Repeat each line exactly as it is written.
─── Source material
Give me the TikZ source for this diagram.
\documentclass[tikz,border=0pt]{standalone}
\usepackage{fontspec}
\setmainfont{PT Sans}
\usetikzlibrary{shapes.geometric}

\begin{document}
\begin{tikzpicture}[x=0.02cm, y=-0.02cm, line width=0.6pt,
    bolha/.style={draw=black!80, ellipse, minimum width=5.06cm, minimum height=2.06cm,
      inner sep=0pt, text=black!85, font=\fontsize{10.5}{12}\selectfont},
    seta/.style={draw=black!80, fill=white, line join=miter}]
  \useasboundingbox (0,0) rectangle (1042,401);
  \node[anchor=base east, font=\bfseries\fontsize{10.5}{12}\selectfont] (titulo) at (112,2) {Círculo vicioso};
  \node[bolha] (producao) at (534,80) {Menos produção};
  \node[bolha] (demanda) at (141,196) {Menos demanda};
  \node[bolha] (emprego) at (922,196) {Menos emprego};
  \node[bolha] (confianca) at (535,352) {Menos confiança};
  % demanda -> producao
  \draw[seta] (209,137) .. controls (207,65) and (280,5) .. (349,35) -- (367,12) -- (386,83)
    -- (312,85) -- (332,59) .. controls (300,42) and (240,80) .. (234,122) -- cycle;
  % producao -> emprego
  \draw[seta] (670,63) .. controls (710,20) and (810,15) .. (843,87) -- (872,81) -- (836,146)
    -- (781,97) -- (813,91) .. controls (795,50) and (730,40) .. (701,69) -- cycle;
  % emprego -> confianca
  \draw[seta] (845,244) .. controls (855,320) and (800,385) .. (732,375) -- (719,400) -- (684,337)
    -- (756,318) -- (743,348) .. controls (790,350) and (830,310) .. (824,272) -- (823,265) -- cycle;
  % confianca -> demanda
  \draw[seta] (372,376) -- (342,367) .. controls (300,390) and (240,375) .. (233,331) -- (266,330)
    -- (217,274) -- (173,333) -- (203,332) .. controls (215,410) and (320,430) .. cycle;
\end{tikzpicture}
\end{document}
──────
Worked solution —
Give me the TikZ source for this diagram.
\documentclass[tikz,border=0pt]{standalone}
\usepackage{fontspec}
\setmainfont{PT Sans}
\usetikzlibrary{shapes.geometric}

\begin{document}
\begin{tikzpicture}[x=0.02cm, y=-0.02cm, line width=0.6pt,
    bolha/.style={draw=black!80, ellipse, minimum width=5.06cm, minimum height=2.06cm,
      inner sep=0pt, text=black!85, font=\fontsize{10.5}{12}\selectfont},
    seta/.style={draw=black!80, fill=white, line join=miter}]
  \useasboundingbox (0,0) rectangle (1042,401);
  \node[anchor=base east, font=\bfseries\fontsize{10.5}{12}\selectfont] (titulo) at (112,2) {Círculo vicioso};
  \node[bolha] (producao) at (534,80) {Menos produção};
  \node[bolha] (demanda) at (141,196) {Menos demanda};
  \node[bolha] (emprego) at (922,196) {Menos emprego};
  \node[bolha] (confianca) at (535,352) {Menos confiança};
  % demanda -> producao
  \draw[seta] (209,137) .. controls (207,65) and (280,5) .. (349,35) -- (367,12) -- (386,83)
    -- (312,85) -- (332,59) .. controls (300,42) and (240,80) .. (234,122) -- cycle;
  % producao -> emprego
  \draw[seta] (670,63) .. controls (710,20) and (810,15) .. (843,87) -- (872,81) -- (836,146)
    -- (781,97) -- (813,91) .. controls (795,50) and (730,40) .. (701,69) -- cycle;
  % emprego -> confianca
  \draw[seta] (845,244) .. controls (855,320) and (800,385) .. (732,375) -- (719,400) -- (684,337)
    -- (756,318) -- (743,348) .. controls (790,350) and (830,310) .. (824,272) -- (823,265) -- cycle;
  % confianca -> demanda
  \draw[seta] (372,376) -- (342,367) .. controls (300,390) and (240,375) .. (233,331) -- (266,330)
    -- (217,274) -- (173,333) -- (203,332) .. controls (215,410) and (320,430) .. cycle;
\end{tikzpicture}
\end{document}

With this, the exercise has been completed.